**GIVEN MATERIAL:**

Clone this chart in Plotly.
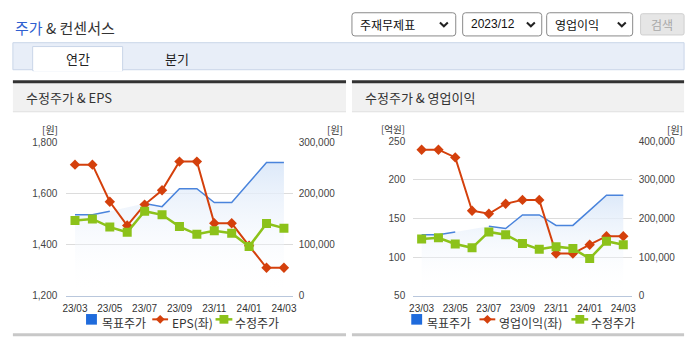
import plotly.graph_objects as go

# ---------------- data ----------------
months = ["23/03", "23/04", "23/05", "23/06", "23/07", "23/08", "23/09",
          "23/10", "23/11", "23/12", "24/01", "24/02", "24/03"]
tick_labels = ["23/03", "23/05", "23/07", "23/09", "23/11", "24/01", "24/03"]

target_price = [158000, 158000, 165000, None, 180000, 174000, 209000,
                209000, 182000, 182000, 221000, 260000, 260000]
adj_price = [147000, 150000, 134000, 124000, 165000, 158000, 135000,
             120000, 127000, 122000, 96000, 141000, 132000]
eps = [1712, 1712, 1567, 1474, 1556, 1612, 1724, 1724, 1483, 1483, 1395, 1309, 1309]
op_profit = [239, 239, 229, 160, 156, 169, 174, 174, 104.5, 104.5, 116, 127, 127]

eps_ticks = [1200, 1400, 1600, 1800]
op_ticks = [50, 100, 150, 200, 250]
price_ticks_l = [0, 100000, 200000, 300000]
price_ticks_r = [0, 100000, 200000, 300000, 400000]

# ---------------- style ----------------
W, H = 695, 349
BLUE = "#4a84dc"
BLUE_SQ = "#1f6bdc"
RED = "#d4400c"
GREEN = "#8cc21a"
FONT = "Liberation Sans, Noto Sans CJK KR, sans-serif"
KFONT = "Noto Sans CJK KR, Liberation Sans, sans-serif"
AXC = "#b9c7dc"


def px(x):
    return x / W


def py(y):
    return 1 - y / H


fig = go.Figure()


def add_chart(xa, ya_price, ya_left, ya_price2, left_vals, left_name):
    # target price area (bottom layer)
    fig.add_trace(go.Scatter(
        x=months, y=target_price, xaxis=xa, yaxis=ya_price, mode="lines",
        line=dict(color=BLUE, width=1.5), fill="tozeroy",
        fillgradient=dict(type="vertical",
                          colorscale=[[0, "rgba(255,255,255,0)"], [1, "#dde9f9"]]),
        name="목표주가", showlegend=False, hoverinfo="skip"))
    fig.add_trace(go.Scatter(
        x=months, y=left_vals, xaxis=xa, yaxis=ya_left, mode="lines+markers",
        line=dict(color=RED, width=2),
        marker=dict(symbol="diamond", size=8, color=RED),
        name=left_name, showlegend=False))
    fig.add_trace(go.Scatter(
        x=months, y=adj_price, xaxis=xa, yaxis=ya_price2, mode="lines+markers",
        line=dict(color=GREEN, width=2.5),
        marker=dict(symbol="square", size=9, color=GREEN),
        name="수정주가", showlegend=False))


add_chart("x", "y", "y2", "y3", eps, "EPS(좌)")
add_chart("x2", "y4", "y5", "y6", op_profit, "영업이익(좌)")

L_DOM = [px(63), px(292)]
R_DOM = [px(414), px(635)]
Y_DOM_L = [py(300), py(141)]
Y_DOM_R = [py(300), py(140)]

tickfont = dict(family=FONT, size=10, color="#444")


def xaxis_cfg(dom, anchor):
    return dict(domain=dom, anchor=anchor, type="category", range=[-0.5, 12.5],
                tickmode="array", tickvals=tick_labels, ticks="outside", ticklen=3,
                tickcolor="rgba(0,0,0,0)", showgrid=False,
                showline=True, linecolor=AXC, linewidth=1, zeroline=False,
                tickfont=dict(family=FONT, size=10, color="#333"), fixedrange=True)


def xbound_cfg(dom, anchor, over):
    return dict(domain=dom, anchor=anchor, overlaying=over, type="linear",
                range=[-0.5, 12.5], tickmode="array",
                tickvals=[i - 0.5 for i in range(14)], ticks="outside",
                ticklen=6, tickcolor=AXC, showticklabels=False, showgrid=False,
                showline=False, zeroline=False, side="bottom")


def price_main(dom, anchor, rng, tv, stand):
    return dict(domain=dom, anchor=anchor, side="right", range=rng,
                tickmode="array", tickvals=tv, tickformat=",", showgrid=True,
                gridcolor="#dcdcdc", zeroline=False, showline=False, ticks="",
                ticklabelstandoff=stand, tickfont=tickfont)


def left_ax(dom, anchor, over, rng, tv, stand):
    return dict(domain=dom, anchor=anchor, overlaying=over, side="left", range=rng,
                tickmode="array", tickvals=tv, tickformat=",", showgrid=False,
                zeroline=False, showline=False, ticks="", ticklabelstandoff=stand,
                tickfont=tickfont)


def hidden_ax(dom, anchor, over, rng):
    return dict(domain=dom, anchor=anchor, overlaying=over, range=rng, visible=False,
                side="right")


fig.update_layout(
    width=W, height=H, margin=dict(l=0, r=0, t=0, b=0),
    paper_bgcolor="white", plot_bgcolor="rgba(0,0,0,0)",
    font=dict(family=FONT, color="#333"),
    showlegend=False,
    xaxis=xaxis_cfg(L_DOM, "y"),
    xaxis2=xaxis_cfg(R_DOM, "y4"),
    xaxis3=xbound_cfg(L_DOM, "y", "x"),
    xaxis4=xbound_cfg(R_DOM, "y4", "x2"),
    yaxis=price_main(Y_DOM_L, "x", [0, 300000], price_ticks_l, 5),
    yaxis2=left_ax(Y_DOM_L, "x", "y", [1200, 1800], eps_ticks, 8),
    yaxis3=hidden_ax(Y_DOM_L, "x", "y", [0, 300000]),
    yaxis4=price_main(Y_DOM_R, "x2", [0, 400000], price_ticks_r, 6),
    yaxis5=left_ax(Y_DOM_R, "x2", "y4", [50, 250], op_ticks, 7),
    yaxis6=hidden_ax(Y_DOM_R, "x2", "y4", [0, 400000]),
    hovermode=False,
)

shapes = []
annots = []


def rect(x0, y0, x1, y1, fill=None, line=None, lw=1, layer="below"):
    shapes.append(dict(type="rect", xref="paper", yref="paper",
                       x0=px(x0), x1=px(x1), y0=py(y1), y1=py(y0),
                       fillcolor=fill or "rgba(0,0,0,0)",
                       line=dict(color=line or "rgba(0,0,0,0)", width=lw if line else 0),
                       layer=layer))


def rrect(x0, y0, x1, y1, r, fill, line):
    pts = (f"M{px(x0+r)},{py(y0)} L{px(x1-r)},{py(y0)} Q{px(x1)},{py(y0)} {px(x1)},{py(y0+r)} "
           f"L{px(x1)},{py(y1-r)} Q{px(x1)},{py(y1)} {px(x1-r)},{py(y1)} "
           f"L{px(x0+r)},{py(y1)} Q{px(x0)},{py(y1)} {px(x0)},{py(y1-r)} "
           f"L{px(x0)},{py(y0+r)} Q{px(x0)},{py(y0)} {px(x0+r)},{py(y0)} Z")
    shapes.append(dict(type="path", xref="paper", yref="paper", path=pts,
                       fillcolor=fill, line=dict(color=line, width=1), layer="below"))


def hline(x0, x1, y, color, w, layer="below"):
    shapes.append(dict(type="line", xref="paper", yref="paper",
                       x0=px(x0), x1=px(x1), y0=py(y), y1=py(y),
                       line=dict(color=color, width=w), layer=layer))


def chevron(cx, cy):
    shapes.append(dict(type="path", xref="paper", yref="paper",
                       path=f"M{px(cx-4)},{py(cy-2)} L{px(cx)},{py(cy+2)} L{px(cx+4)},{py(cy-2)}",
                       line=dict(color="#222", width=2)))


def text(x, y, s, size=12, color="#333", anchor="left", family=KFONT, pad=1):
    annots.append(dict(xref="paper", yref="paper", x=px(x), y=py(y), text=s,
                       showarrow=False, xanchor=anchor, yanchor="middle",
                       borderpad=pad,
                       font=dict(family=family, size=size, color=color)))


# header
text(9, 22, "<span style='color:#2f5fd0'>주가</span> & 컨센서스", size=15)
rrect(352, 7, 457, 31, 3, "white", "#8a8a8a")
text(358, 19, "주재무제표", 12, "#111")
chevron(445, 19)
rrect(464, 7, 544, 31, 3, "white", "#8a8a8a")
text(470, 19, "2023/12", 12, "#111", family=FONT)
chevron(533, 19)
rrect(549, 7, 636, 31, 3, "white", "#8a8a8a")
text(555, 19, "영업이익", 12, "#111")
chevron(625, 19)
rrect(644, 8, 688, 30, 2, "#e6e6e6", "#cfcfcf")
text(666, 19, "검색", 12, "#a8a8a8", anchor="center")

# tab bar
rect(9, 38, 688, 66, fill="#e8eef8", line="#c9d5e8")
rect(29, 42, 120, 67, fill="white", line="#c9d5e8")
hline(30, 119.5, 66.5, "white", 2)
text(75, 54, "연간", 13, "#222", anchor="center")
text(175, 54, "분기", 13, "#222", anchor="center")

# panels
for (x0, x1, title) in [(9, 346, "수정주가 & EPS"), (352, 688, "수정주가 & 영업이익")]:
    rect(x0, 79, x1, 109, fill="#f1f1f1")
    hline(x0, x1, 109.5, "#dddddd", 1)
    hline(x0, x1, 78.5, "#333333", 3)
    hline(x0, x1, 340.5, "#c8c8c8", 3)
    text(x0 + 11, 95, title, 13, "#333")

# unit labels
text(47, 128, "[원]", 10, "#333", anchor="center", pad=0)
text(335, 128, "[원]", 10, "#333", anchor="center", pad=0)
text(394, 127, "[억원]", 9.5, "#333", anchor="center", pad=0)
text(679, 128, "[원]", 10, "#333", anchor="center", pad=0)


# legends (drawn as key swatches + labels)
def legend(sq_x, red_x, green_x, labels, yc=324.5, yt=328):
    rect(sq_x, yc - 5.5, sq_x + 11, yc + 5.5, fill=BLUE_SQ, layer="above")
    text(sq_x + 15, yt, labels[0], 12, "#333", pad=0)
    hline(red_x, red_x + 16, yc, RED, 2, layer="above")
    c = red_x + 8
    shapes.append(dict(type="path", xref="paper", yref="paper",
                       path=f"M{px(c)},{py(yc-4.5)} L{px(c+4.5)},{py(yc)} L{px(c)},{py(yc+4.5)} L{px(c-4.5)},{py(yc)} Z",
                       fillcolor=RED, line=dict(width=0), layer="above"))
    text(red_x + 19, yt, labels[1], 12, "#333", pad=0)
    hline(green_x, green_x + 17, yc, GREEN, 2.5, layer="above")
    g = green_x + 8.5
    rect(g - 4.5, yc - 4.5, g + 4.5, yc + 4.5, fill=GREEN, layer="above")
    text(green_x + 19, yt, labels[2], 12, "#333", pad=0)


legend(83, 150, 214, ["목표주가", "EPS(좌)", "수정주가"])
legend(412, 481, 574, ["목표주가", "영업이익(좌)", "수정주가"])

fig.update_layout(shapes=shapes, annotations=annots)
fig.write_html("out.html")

**REQUIREMENTS:** Copy nothing but the lines from the top of the data down to the line containing "import plotly.graph_objects as go", and leave the pictures out.

**OUTPUT OF THE EXERCISE:**
Clone this chart in Plotly.
import plotly.graph_objects as go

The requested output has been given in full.